Exercise task >> Don't include pictures. Quote the lines below from the first through the line that contains "const plotLeft = 383, plotRight".
>> BEGIN Given information
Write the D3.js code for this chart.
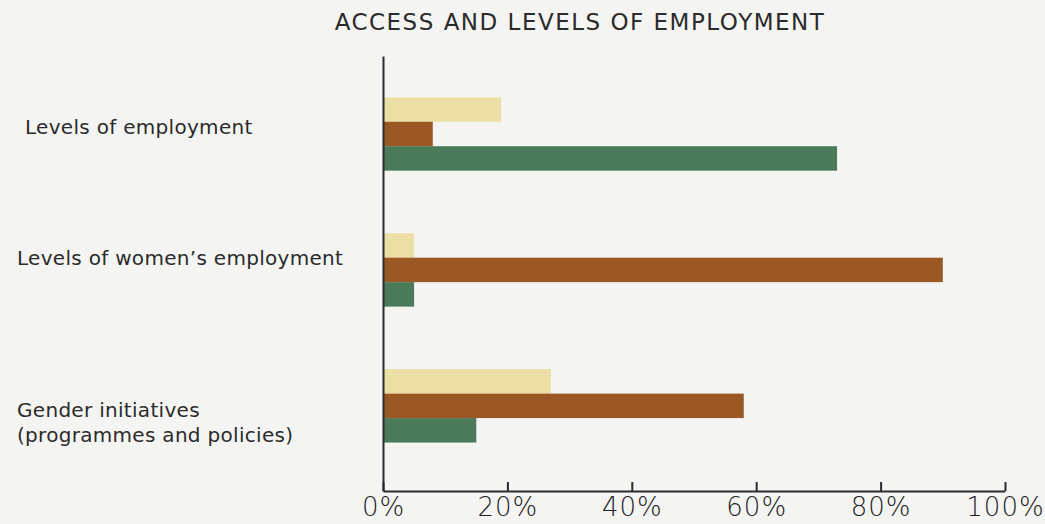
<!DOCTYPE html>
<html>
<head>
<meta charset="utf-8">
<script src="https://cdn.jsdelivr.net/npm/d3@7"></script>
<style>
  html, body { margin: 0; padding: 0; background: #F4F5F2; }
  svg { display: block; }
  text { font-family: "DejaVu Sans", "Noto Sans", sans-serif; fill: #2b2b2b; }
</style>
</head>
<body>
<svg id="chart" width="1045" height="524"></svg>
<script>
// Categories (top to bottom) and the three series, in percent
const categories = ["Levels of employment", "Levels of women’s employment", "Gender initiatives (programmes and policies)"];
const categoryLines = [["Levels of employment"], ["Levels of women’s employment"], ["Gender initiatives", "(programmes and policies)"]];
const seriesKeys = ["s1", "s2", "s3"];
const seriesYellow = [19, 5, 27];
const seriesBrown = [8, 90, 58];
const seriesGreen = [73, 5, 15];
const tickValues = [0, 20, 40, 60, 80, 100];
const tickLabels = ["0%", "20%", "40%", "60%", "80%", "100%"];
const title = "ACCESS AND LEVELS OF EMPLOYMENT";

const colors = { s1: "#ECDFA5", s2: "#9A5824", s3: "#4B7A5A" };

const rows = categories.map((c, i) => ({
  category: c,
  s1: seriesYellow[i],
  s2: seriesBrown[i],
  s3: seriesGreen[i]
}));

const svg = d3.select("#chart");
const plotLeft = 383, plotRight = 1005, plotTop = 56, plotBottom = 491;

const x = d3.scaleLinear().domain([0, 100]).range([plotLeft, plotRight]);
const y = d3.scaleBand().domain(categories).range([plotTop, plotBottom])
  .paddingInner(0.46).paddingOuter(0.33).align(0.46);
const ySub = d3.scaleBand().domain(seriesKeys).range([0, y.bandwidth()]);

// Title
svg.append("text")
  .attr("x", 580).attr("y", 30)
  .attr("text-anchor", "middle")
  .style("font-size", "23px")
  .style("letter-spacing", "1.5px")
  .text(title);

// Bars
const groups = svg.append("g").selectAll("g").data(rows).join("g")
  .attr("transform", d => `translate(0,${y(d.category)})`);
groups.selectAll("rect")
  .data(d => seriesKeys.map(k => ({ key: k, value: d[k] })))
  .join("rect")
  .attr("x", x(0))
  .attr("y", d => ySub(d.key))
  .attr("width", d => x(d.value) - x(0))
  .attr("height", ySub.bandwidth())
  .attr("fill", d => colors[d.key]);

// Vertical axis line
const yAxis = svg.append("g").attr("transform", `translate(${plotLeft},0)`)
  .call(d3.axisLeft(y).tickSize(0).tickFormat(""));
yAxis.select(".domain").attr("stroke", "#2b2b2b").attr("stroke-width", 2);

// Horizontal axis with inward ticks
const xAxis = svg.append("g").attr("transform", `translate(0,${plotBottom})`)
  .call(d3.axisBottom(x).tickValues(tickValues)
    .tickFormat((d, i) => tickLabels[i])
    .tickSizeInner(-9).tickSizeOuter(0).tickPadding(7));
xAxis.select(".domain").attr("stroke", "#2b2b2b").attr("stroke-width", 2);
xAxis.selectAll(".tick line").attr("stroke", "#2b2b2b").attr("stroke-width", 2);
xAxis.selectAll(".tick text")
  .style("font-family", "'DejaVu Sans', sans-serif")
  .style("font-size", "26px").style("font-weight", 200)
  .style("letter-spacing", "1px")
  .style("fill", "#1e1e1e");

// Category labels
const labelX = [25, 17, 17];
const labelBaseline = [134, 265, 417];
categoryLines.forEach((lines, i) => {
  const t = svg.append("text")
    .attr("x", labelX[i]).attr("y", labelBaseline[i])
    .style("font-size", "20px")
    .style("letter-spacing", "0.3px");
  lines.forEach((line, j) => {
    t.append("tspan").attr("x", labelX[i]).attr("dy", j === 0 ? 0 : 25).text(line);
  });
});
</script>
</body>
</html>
>> END Given information
Full response >>
Write the D3.js code for this chart.
<!DOCTYPE html>
<html>
<head>
<meta charset="utf-8">
<script src="https://cdn.jsdelivr.net/npm/d3@7"></script>
<style>
  html, body { margin: 0; padding: 0; background: #F4F5F2; }
  svg { display: block; }
  text { font-family: "DejaVu Sans", "Noto Sans", sans-serif; fill: #2b2b2b; }
</style>
</head>
<body>
<svg id="chart" width="1045" height="524"></svg>
<script>
// Categories (top to bottom) and the three series, in percent
const categories = ["Levels of employment", "Levels of women’s employment", "Gender initiatives (programmes and policies)"];
const categoryLines = [["Levels of employment"], ["Levels of women’s employment"], ["Gender initiatives", "(programmes and policies)"]];
const seriesKeys = ["s1", "s2", "s3"];
const seriesYellow = [19, 5, 27];
const seriesBrown = [8, 90, 58];
const seriesGreen = [73, 5, 15];
const tickValues = [0, 20, 40, 60, 80, 100];
const tickLabels = ["0%", "20%", "40%", "60%", "80%", "100%"];
const title = "ACCESS AND LEVELS OF EMPLOYMENT";

const colors = { s1: "#ECDFA5", s2: "#9A5824", s3: "#4B7A5A" };

const rows = categories.map((c, i) => ({
  category: c,
  s1: seriesYellow[i],
  s2: seriesBrown[i],
  s3: seriesGreen[i]
}));

const svg = d3.select("#chart");
const plotLeft = 383, plotRight = 1005, plotTop = 56, plotBottom = 491;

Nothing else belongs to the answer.